Important Parameters:

  • What is valuable is measured frequently, at different life stages, and at disaggregated levels: birth weights; the heights and weights of our children when they enter school; school completion rates; perhaps the age, height and weight of a first-time pregnant woman; and most definitely, the number of women in the formal workforce who are on a par with men in terms of earning.
  • Birth weight is much more than a number — it is a complex outcome, telling of how well the woman and her family eat, her status among them, and also of any particular condition that the individual mother or new-born child has.
  • Tracking average birth weights by district and sub-district on a regular basis is a fair proxy for food security, the status of women and the delivery of primary health care.
  • For a nation with plans to assign digital health IDs to everyone, what is additionally required is the making of this moving average data live and visible to the people and their government.

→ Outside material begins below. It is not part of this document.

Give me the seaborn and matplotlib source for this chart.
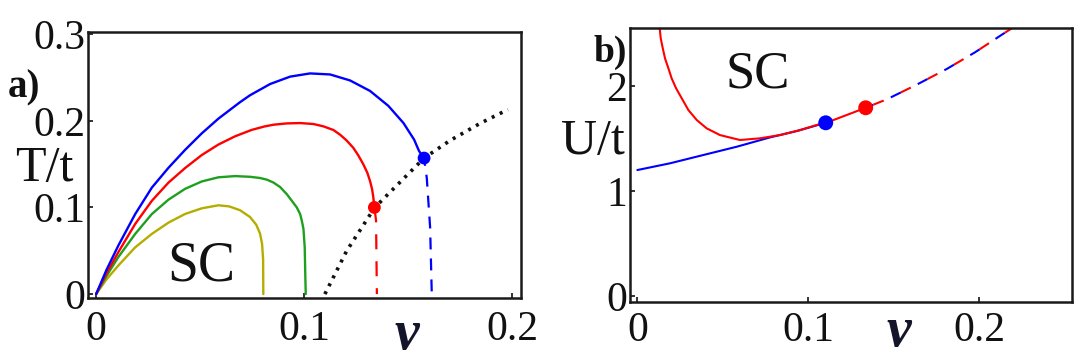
import matplotlib
matplotlib.use("Agg")
import matplotlib.pyplot as plt
import seaborn as sns

# ---------------- panel a) : T/t versus nu ----------------
nu_yellow = [0, 0.005, 0.0107, 0.0188, 0.0268, 0.0348, 0.0428, 0.0508, 0.0588,
             0.0640, 0.0692, 0.0740, 0.0770, 0.0788, 0.0798, 0.0803, 0.0804]
T_yellow = [0, 0.017, 0.033, 0.054, 0.0695, 0.0825, 0.0925, 0.099, 0.1025,
            0.1012, 0.0968, 0.089, 0.080, 0.070, 0.058, 0.040, 0.0]

nu_green = [0, 0.005, 0.0107, 0.0188, 0.0268, 0.0348, 0.0428, 0.0508, 0.0588,
            0.0668, 0.0740, 0.0788, 0.0821, 0.0853, 0.0885, 0.0917, 0.0941,
            0.0965, 0.0981, 0.0989, 0.0997, 0.1003, 0.1006, 0.1008]
T_green = [0, 0.021, 0.0428, 0.0695, 0.0924, 0.1090, 0.1215, 0.1300, 0.1348,
           0.1362, 0.1354, 0.1340, 0.1321, 0.1287, 0.1235, 0.1153, 0.1077,
           0.100, 0.0924, 0.0848, 0.0752, 0.0542, 0.0198, 0.0]

nu_red = [0, 0.005, 0.0107, 0.0188, 0.0268, 0.0348, 0.0428, 0.0508, 0.0588,
          0.0668, 0.0748, 0.0810, 0.0853, 0.0917, 0.0981, 0.1045, 0.1093,
          0.1141, 0.1173, 0.1205, 0.1237, 0.1261, 0.1285, 0.1304, 0.1317,
          0.1327, 0.1333, 0.1338]
T_red = [0, 0.024, 0.0485, 0.081, 0.1077, 0.1287, 0.1455, 0.1605, 0.1726,
         0.1821, 0.1895, 0.1935, 0.1955, 0.1970, 0.1974, 0.1963, 0.1936,
         0.1894, 0.1840, 0.1772, 0.1687, 0.1600, 0.1497, 0.1401, 0.1306,
         0.1211, 0.1115, 0.100]

nu_blue = [0, 0.005, 0.0107, 0.0188, 0.0268, 0.0348, 0.0428, 0.0508, 0.0588,
           0.0692, 0.0740, 0.0837, 0.0933, 0.1029, 0.1125, 0.1221, 0.1317,
           0.1405, 0.1478, 0.1529, 0.1553, 0.1577]
T_blue = [0, 0.028, 0.0561, 0.0924, 0.1229, 0.1458, 0.1665, 0.1855, 0.2025,
          0.2215, 0.2295, 0.2425, 0.2510, 0.2547, 0.2535, 0.2466, 0.2345,
          0.2173, 0.1974, 0.1783, 0.1650, 0.157]

nu_red_dash = [0.1338, 0.1346, 0.1350]
T_red_dash = [0.100, 0.085, 0.0]
nu_blue_dash = [0.1577, 0.1590, 0.1606, 0.1614]
T_blue_dash = [0.157, 0.134, 0.077, 0.0]

nu_boundary = [0.110, 0.1205, 0.134, 0.1577, 0.170, 0.1846, 0.198]
T_boundary = [0.0, 0.050, 0.100, 0.157, 0.177, 0.197, 0.213]

dot_a_nu = [0.1338, 0.1577]
dot_a_T = [0.100, 0.157]
dot_a_col = ["#ff0000", "#0000ff"]

xticks_a = [0, 0.1, 0.2]
xlabels_a = ["0", "0.1", "0.2"]
yticks_a = [0, 0.1, 0.2, 0.3]
ylabels_a = ["0", "0.1", "0.2", "0.3"]

# ---------------- panel b) : U/t versus nu ----------------
nu_b_red = [0.0125, 0.0131, 0.0137, 0.0149, 0.0162, 0.0182, 0.0201, 0.0227,
            0.0260, 0.0299, 0.0348, 0.0406, 0.0484, 0.0601, 0.0718, 0.0835,
            0.0953, 0.1050, 0.1148, 0.1337]
U_b_red = [2.62, 2.55, 2.454, 2.359, 2.264, 2.168, 2.073, 1.978,
           1.883, 1.771, 1.676, 1.597, 1.533, 1.486, 1.502, 1.533,
           1.581, 1.629, 1.676, 1.793]

nu_b_blue = [0.0, 0.0191, 0.0386, 0.0582, 0.0777, 0.0933, 0.1103]
U_b_blue = [1.20, 1.264, 1.343, 1.422, 1.511, 1.571, 1.65]

nu_b_dash = [0.1337, 0.1464, 0.1639, 0.1811, 0.1977, 0.2137, 0.225]
U_b_dash = [1.793, 1.876, 2.016, 2.162, 2.321, 2.492, 2.61]

dot_b_nu = [0.1103, 0.1337]
dot_b_U = [1.65, 1.793]
dot_b_col = ["#0000ff", "#ff0000"]

xticks_b = [0, 0.1, 0.2]
xlabels_b = ["0", "0.1", "0.2"]
yticks_b = [0, 1, 2]
ylabels_b = ["0", "1", "2"]

# ---------------- styling ----------------
sns.set_theme(style="white")
plt.rcParams["font.family"] = ["Liberation Serif", "DejaVu Serif"]
plt.rcParams["lines.scale_dashes"] = False

W, H = 1085, 360
fig = plt.figure(figsize=(W / 100, H / 100), dpi=100)
fig.patch.set_facecolor("white")


def px_rect(l, t, r, b):
    return [l / W, 1 - b / H, (r - l) / W, (b - t) / H]


ax1 = fig.add_axes(px_rect(88, 32, 521, 298))
ax2 = fig.add_axes(px_rect(630, 28.3, 1072, 301.7))

BLUE, RED, GREEN, YELLOW = "#0000ff", "#ff0000", "#1ea01e", "#b4ad00"


def line(ax, x, y, color, lw, ls=None, z=2, cap="butt"):
    sns.lineplot(x=x, y=y, ax=ax, color=color, lw=lw, sort=False,
                 estimator=None, zorder=z)
    ln = ax.lines[-1]
    if ls is not None:
        ln.set_linestyle(ls)
    ln.set_dash_capstyle(cap)
    ln.set_solid_capstyle("round")
    ln.set_solid_joinstyle("round")
    return ln


# panel a
line(ax1, nu_yellow, T_yellow, YELLOW, 1.7)
line(ax1, nu_green, T_green, GREEN, 1.7)
line(ax1, nu_red, T_red, RED, 1.7)
line(ax1, nu_blue, T_blue, BLUE, 1.7)
line(ax1, nu_red_dash, T_red_dash, RED, 1.6, (0, (10.8, 8.6)))
line(ax1, nu_blue_dash, T_blue_dash, BLUE, 1.6, (3, (8.6, 6.5)))
line(ax1, nu_boundary, T_boundary, "#111111", 2.6, (0, (2.2, 4.2)), z=3)
sns.scatterplot(x=dot_a_nu, y=dot_a_T, hue=dot_a_col, palette=dot_a_col,
                s=85, linewidth=0, ax=ax1, zorder=5, legend=False)

ax1.set_xlim(-0.0039, 0.2043)
ax1.set_ylim(-0.0045, 0.3025)
ax1.set_xticks(xticks_a, xlabels_a)
ax1.set_yticks(yticks_a, ylabels_a)

# panel b
line(ax2, nu_b_blue, U_b_blue, BLUE, 1.5)
line(ax2, nu_b_red, U_b_red, RED, 1.5)
line(ax2, nu_b_dash, U_b_dash, BLUE, 1.5, (2, (8, 13.6)))
line(ax2, nu_b_dash, U_b_dash, RED, 1.5, (15.6, (8, 13.6)))
sns.scatterplot(x=dot_b_nu, y=dot_b_U, hue=dot_b_col, palette=dot_b_col,
                s=115, linewidth=0, ax=ax2, zorder=5, legend=False)

ax2.set_xlim(-0.0043, 0.2545)
ax2.set_ylim(-0.054, 2.55)
ax2.set_xticks(xticks_b, xlabels_b)
ax2.set_yticks(yticks_b, ylabels_b)

for ax, xpad in ((ax1, 9), (ax2, 7)):
    ax.set_xlabel("")
    ax.set_ylabel("")
    for sp in ax.spines.values():
        sp.set_visible(True)
        sp.set_linewidth(1.8)
        sp.set_color("#1a1a1a")
    ax.tick_params(axis="both", direction="in", length=3.5, width=1.2,
                   colors="#111111", labelsize=30, bottom=True, left=True,
                   top=False, right=False)
    ax.tick_params(axis="x", pad=xpad)
    ax.tick_params(axis="y", pad=2)
    ax.set_facecolor("white")


def ftext(x, y, s, **kw):
    fig.text(x / W, 1 - y / H, s, **kw)


ftext(201, 266.5, "SC", fontsize=40, ha="center", va="center", color="#111111")
ftext(758, 74, "SC", fontsize=38, ha="center", va="center", color="#111111")
ftext(44, 169, "T/t", fontsize=36, ha="center", va="center", color="#111111")
ftext(593, 142, "U/t", fontsize=36, ha="center", va="center", color="#111111")
ftext(24, 88, "a)", fontsize=28, fontweight="bold", ha="center", va="center",
      color="#111111")
ftext(610, 52, "b)", fontsize=27, fontweight="bold", ha="center", va="center",
      color="#111111")
ftext(407, 349, "ν", fontsize=40, fontweight="bold", fontstyle="italic",
      ha="center", va="baseline", color="#14142a")
ftext(899, 346, "ν", fontsize=40, fontweight="bold", fontstyle="italic",
      ha="center", va="baseline", color="#14142a")

fig.savefig("out.png", dpi=100, facecolor="white")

  • Parameters that take into account such cumulative human capital and potential are of greater importance.

Way forward:

  • Height-weight proportions: If India is to be truly taking advantage of its large birth rate in the form of a demographic dividend, then the correlate of birthweight and five-year height-weight needs to be reviewed at the highest political levels regularly.
    • It reflects the physical and cognitive nurture of human capital that India can bank on for its future.

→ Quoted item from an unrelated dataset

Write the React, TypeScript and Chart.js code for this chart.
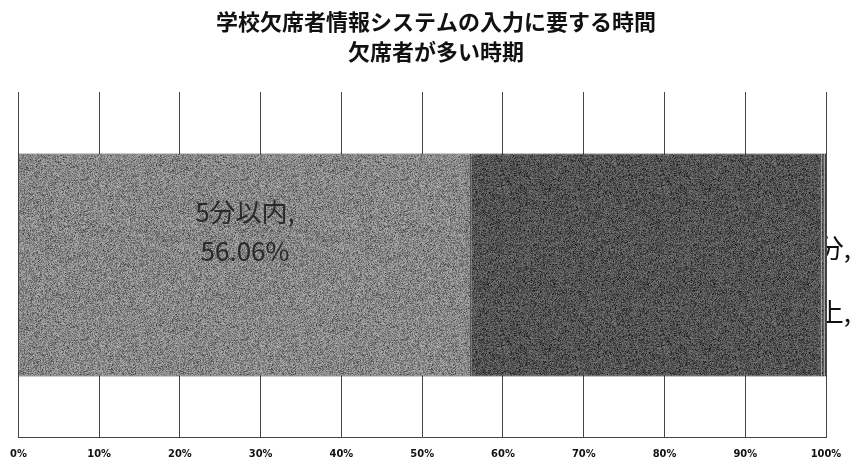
import React, { useEffect, useRef } from "react";
import { Chart, registerables } from "chart.js";

Chart.register(...registerables);

const titleLines = ["学校欠席者情報システムの入力に要する時間", "欠席者が多い時期"];
const categories = ["欠席者が多い時期"];
const seriesNames = ["5分以内", "5～10分", "10分～15分", "15分以上"];
const within5 = [56.06];
const from5to10 = [43.36];
const from10to15 = [0.38];
const over15 = [0.2];
const xTicks = [0, 10, 20, 30, 40, 50, 60, 70, 80, 90, 100];

function makeNoise(base: number, spread: number, seed: number): CanvasPattern | string {
  const c = document.createElement("canvas");
  c.width = 160;
  c.height = 160;
  const ctx = c.getContext("2d");
  if (!ctx) return `rgb(${base},${base},${base})`;
  const img = ctx.createImageData(160, 160);
  let s = seed >>> 0;
  for (let i = 0; i < 160 * 160; i++) {
    s = (s * 1664525 + 1013904223) >>> 0;
    const r = s / 4294967296;
    let v = base + (r - 0.5) * spread;
    if (r > 0.95) v = base - spread * 0.8;
    v = Math.max(0, Math.min(255, v));
    img.data[i * 4] = v;
    img.data[i * 4 + 1] = v;
    img.data[i * 4 + 2] = v;
    img.data[i * 4 + 3] = 255;
  }
  ctx.putImageData(img, 0, 0);
  const p = ctx.createPattern(c, "repeat");
  return p || `rgb(${base},${base},${base})`;
}

const labelFont = "26px 'Noto Sans CJK JP', 'Noto Sans', sans-serif";

const customText = {
  id: "customText",
  afterDatasetsDraw(chart: any) {
    const ctx = chart.ctx;
    const el = chart.getDatasetMeta(0).data[0];
    const last = chart.getDatasetMeta(3).data[0];
    if (!el || !last) return;
    const ds = chart.data.datasets[0];
    ctx.save();
    ctx.font = labelFont;
    ctx.fillStyle = "#2a2a2a";
    ctx.textBaseline = "middle";
    ctx.textAlign = "center";
    const cx = (el.base + el.x) / 2;
    ctx.fillText(`${ds.label},`, cx, el.y - 53);
    ctx.fillText(`${ds.data[0].toFixed(2)}%`, cx, el.y - 14);
    ctx.restore();

    // labels of the tiny segments: only the part beyond the bar end is visible
    const barEnd = last.x;
    ctx.save();
    ctx.beginPath();
    ctx.rect(barEnd + 1, 0, chart.width - barEnd, chart.height);
    ctx.clip();
    ctx.font = labelFont;
    ctx.fillStyle = "#111";
    ctx.textBaseline = "middle";
    ctx.textAlign = "right";
    const offsets = [[2, -17], [3, 47]];
    for (const [di, dy] of offsets) {
      const e = chart.getDatasetMeta(di).data[0];
      if (!e) continue;
      const d = chart.data.datasets[di];
      ctx.fillText(`${d.label},`, barEnd + 25, e.y + dy);
    }
    ctx.restore();
  },
  afterDraw(chart: any) {
    const ctx = chart.ctx;
    ctx.save();
    ctx.font = "bold 22px 'Noto Sans CJK JP', sans-serif";
    ctx.fillStyle = "#111";
    ctx.textAlign = "center";
    ctx.textBaseline = "middle";
    ctx.fillText(titleLines[0], 436, 22);
    ctx.fillText(titleLines[1], 436, 52);
    ctx.restore();
  },
};

export default function App() {
  const ref = useRef<HTMLCanvasElement>(null);
  useEffect(() => {
    document.body.style.margin = "0";
    const canvas = ref.current;
    if (!canvas) return;
    const light = makeNoise(138, 80, 12345);
    const dark = makeNoise(86, 70, 67890);
    const chart = new Chart(canvas, {
      type: "bar",
      data: {
        labels: categories,
        datasets: [
          { label: seriesNames[0], data: within5, backgroundColor: light as any, borderColor: "#333", borderWidth: 1 },
          { label: seriesNames[1], data: from5to10, backgroundColor: dark as any, borderColor: "#111", borderWidth: 1 },
          { label: seriesNames[2], data: from10to15, backgroundColor: dark as any, borderColor: "#111", borderWidth: 1 },
          { label: seriesNames[3], data: over15, backgroundColor: dark as any, borderColor: "#111", borderWidth: 1 },
        ],
      },
      options: {
        indexAxis: "y",
        responsive: false,
        animation: false,
        events: [],
        layout: { padding: { left: 16, right: 28, top: 92, bottom: -7 } },
        datasets: { bar: { barPercentage: 0.645, categoryPercentage: 1 } },
        plugins: {
          legend: { display: false },
          tooltip: { enabled: false },
          title: { display: false },
        },
        scales: {
          x: {
            stacked: true,
            min: 0,
            max: 100,
            afterBuildTicks: (axis: any) => {
              axis.ticks = xTicks.map((v) => ({ value: v }));
            },
            ticks: {
              callback: (v: any) => `${v}%`,
              color: "#111",
              font: { size: 11, weight: "bold", family: "'DejaVu Sans Condensed', 'Liberation Sans Narrow', 'Liberation Sans', sans-serif" },
              padding: 10,
              maxRotation: 0,
              autoSkip: false,
            },
            grid: { color: "#444", lineWidth: 1, drawTicks: false },
            border: { color: "#444", width: 1 },
          },
          y: {
            stacked: true,
            display: false,
          },
        },
      },
      plugins: [customText],
    } as any);
    return () => chart.destroy();
  }, []);
  return <canvas ref={ref} width={854} height={464} style={{ display: "block" }} />;
}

  • Improved learning capability: Schooling is a socio-economic and gender parity springboard if school completion rates show no gender, rural-urban or parental income divides.
    • With improved education, India may bring down its maternal mortality ratios.
    • Also neonatal and under-five mortality rates can be improved through delayed marriages and exercising of reproductive choices by its empowered young women.
    • Improved learning should translate into better completion rates at post-secondary and baccalaureate levels but need not necessarily correspond to universal, meaningful employment.
    • It is for the government and the corporate world to make opportunities and workplaces happen, irrespective of their gender.
  • Timely, disaggregated, multidimensional data helps immensely in ensuring collective well being – physical, mental and social.